【盛岡市】人工衛星使った上水道管漏水点検実証実験結果まとまる 下水道管点検にも最新技術導入へ
対策が求められる水道管です。1月28日に発生した埼玉県八潮市の道路陥没事故は下水道管の老朽化の問題を改めて浮き彫りにしました。その中、盛岡市では下水道ではないんですが、上水道の水漏れ、漏水のチェックを人工衛星を使って行う実証実験を昨年度から2年間行い、その結果がまとまりました。市では今回のような事故を防ぐため、今後、下水道管の点検にも最新の技術を導入する考えです。
全国的に上水道管、下水道管の老朽化が進んでいて、埼玉県八潮市の道路陥没事故のような事故は、いつどこでも起こりうるのではないかと懸念されています。
盛岡市上下水道事業管理者 長澤秀則上下水道局長
「八潮市の場合は下水道ではありますけれども、何か聞くところによると復旧にですね、3年ぐらいかかるのではないかという大変な120万人の生活に影響を及ぼすという大変な事故、いわば災害の様相を呈してきているのかなというふうに思っておりまして。従いまして、今後ですね、我々としても対岸の火事ではなくてですね、予防保全型のきちっとした普段から定期点検をしっかりして、直すところはしっかり直していくと。そういった取り組みをですね、やっていかなければならないなというふうに、改めて強く感じたところですね」
盛岡市全域の上水道は1600キロと、盛岡から九州福岡市までの距離に匹敵する配水管が伸びています。漏水・水漏れのチェックは専門の職員8人が歩いて行っていて、一回りするのに2年かかるということです。
盛岡市はおととし6月から人工知能・AIを使った調査を導入できないか実証実験を行いました。これは人工衛星から照射した電磁波の反射特性の違いを使い、水漏れの可能性がある範囲を半径100メートルまで絞り込んで特定する仕組みで、県内では初めての取り組みです。

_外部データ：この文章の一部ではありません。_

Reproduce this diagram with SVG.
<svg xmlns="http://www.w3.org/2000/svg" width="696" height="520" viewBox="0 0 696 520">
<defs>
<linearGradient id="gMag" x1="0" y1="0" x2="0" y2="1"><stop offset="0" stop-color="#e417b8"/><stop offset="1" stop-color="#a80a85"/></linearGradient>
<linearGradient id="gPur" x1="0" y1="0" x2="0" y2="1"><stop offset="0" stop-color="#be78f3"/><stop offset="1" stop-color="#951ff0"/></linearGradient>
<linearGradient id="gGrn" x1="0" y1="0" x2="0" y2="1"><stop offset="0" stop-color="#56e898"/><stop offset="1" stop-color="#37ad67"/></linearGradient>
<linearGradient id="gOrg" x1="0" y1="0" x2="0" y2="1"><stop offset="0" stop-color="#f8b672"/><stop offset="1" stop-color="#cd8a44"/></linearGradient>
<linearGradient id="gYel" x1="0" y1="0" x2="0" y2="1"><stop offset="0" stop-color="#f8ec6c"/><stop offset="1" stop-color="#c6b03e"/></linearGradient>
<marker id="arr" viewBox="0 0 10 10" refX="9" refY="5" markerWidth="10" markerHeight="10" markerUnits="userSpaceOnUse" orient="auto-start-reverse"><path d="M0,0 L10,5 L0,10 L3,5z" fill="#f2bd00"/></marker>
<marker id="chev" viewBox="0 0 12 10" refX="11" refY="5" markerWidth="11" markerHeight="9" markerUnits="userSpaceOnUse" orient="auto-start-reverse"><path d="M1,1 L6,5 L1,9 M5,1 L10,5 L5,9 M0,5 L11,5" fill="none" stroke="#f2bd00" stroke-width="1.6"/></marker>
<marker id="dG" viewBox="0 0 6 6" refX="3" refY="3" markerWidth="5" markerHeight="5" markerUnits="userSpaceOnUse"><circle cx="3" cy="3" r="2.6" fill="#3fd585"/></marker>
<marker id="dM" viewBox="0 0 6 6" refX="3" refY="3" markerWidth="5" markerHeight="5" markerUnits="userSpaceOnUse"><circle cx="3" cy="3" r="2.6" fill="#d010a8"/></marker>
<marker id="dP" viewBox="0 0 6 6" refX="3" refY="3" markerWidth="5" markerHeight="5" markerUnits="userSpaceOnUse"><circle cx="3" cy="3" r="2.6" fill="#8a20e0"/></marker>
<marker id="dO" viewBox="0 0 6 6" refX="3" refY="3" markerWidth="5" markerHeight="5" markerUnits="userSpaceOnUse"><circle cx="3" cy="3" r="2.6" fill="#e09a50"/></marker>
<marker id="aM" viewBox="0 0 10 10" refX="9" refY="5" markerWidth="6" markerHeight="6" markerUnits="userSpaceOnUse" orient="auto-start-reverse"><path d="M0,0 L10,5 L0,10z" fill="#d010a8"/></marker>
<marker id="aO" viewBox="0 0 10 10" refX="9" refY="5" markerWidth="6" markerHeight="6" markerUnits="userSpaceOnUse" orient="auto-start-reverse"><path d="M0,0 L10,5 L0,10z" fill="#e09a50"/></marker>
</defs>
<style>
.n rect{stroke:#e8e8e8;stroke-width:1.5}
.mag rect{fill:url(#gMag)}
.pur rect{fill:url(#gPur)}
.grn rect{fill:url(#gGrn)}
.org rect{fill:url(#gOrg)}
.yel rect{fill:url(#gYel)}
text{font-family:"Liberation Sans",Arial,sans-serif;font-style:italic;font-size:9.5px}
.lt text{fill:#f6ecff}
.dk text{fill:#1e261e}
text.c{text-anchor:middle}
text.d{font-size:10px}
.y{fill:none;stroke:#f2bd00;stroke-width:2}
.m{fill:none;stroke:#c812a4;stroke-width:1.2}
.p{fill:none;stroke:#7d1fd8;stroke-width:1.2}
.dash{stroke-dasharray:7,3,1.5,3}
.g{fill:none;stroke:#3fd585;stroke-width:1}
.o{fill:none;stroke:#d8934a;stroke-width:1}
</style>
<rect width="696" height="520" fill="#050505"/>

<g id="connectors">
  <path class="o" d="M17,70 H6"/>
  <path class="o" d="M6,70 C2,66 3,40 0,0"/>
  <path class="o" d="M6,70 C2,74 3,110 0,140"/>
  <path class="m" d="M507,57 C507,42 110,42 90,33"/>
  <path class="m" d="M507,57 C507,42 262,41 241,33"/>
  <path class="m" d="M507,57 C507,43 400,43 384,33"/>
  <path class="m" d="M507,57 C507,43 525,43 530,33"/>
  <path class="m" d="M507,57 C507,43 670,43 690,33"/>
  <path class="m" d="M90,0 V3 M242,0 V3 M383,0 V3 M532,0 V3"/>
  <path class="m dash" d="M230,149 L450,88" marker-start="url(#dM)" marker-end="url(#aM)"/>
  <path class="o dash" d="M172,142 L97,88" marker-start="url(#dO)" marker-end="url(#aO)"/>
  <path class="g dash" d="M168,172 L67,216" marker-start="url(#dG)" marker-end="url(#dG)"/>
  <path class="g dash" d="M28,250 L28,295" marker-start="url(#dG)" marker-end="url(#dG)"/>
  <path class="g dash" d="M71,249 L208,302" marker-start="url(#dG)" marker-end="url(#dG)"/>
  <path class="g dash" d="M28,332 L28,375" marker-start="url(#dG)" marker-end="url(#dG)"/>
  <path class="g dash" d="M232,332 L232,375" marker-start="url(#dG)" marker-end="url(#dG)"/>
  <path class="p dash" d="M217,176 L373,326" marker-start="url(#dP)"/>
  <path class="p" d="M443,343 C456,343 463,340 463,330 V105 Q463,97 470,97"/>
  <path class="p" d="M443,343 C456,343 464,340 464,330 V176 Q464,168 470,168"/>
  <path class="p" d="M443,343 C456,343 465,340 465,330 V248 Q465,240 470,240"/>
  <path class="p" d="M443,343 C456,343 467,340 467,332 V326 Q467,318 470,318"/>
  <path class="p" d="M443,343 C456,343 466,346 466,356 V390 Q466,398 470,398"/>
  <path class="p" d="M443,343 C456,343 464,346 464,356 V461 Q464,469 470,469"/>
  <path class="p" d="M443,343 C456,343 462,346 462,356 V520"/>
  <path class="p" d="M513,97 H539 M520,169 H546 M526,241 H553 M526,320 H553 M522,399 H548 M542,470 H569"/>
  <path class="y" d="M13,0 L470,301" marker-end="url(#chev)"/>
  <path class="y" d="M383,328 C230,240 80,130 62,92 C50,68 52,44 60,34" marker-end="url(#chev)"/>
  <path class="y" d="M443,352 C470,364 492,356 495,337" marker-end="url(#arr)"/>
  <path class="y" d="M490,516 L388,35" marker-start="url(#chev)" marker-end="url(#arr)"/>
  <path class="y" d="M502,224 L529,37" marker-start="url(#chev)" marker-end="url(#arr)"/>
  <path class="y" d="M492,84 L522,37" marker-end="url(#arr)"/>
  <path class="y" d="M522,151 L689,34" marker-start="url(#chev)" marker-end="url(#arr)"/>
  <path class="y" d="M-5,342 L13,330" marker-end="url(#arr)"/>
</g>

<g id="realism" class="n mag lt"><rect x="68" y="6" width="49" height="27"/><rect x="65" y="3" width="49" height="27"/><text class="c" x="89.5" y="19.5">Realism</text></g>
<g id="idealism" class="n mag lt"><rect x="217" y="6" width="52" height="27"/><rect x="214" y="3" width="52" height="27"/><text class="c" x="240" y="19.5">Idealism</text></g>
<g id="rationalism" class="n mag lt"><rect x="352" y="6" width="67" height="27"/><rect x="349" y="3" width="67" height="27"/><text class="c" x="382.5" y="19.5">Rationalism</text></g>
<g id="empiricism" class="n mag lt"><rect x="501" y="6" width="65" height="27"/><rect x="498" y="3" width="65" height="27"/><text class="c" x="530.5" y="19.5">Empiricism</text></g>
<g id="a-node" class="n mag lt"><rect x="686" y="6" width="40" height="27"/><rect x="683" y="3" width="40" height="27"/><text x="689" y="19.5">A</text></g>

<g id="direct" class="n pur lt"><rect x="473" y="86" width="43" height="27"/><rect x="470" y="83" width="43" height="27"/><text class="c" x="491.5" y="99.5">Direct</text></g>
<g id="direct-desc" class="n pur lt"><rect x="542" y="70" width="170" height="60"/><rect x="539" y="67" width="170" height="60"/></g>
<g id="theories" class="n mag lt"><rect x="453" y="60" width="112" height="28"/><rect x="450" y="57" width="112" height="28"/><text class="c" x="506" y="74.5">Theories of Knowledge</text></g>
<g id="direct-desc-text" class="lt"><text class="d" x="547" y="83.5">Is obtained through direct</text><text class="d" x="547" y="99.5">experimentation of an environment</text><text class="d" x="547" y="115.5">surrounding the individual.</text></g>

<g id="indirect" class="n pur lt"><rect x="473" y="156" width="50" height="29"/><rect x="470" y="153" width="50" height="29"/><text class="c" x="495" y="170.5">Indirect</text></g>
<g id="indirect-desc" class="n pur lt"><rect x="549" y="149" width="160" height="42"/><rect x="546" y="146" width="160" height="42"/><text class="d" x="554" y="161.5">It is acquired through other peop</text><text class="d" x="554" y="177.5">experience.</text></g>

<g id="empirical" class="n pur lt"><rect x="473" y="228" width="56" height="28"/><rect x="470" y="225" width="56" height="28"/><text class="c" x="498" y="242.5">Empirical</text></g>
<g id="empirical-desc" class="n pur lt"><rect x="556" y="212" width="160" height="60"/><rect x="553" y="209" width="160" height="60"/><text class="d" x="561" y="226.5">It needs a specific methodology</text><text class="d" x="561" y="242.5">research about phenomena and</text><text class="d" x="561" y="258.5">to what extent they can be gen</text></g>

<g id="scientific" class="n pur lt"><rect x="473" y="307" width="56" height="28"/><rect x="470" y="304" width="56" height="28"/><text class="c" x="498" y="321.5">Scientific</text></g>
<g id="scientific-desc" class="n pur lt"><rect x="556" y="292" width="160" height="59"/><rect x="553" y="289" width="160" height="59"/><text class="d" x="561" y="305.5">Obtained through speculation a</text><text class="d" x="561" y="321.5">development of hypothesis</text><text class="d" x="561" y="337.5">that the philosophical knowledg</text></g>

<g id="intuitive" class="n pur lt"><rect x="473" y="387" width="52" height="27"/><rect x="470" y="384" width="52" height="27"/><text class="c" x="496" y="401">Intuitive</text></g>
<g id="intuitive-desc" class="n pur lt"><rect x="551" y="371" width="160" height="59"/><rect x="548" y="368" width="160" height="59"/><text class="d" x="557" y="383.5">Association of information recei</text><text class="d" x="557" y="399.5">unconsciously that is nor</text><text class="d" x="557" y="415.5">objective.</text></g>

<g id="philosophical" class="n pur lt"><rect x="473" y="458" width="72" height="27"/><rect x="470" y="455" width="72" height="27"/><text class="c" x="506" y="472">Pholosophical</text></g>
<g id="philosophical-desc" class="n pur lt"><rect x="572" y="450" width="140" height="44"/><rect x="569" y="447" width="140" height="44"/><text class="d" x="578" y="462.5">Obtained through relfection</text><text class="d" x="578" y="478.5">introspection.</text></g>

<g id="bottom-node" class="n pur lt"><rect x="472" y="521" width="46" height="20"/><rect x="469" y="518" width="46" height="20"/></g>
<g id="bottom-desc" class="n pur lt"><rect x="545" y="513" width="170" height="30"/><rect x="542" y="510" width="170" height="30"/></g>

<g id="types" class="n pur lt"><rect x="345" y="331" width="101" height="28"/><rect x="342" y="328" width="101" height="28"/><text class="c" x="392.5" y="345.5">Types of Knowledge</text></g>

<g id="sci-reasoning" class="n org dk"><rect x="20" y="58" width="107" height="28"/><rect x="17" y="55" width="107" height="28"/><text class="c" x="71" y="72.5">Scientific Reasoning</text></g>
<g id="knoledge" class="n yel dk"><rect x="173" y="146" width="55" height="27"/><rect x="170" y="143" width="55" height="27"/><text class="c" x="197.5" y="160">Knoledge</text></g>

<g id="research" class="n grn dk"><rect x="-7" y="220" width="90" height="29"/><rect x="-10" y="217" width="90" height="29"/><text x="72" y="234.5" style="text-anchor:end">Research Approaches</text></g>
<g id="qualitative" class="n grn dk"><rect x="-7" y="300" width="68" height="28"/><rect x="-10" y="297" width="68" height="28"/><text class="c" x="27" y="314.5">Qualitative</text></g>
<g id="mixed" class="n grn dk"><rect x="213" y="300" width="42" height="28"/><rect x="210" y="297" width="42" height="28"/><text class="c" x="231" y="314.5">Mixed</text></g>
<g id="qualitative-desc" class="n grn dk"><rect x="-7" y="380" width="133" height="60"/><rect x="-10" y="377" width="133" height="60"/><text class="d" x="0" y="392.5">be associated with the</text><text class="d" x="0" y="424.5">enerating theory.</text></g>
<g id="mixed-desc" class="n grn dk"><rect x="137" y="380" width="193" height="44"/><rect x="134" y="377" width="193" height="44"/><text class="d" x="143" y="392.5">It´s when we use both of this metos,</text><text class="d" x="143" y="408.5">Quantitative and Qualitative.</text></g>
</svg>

2年がかりで行った実証実験の結果、人工衛星で漏水の恐れがあるとされた581か所について、実際に職員が従来の方法で点検したところ、48か所で漏水がありました。的中率は8.3パーセントで、目標としていた30パーセントには届きませんでした。
盛岡市水道維持課 佐藤努課長
「今回の結果はちょっと下回ったというかですね、想定よりも下回ったので、実際のどういった形でこういう現象になったのかという検証を踏まえてですね、ちょっと新たな視点で追跡調査という形で調べてみたいなとは思っています」
今回の実証実験は上水道に新たな技術を導入したものですが、盛岡市では八潮市の事故を受けて、下水道管の点検にも新たな技術を取り入れていく考えです。
盛岡市上下水道事業管理者 長澤秀則上下水道局長
「下水道の方につきましては、できれば来年度ですね、今回の事件を受けまして、水中ドローンのようなですね、機械を新たに導入して、点検というのは基本は人が下水道管の中に入って目視をするのが基本になっておりましたので、そういった最新の技術を導入をいたしまして、点検の効率化を図りたいなというふうに思っております」
上水道、下水道とも老朽化が進む中で、それを点検する人手不足は深刻です。人工衛星やAI、ドローンなどの新たな技術で調査点検を行い八潮市のような事故を防ぐことが何よりも求められています。
また、盛岡市では今回の八潮市の事故を受けて、国が5年に一度と定めている下水管の点検を前倒しして、近く緊急点検を行うことにしています。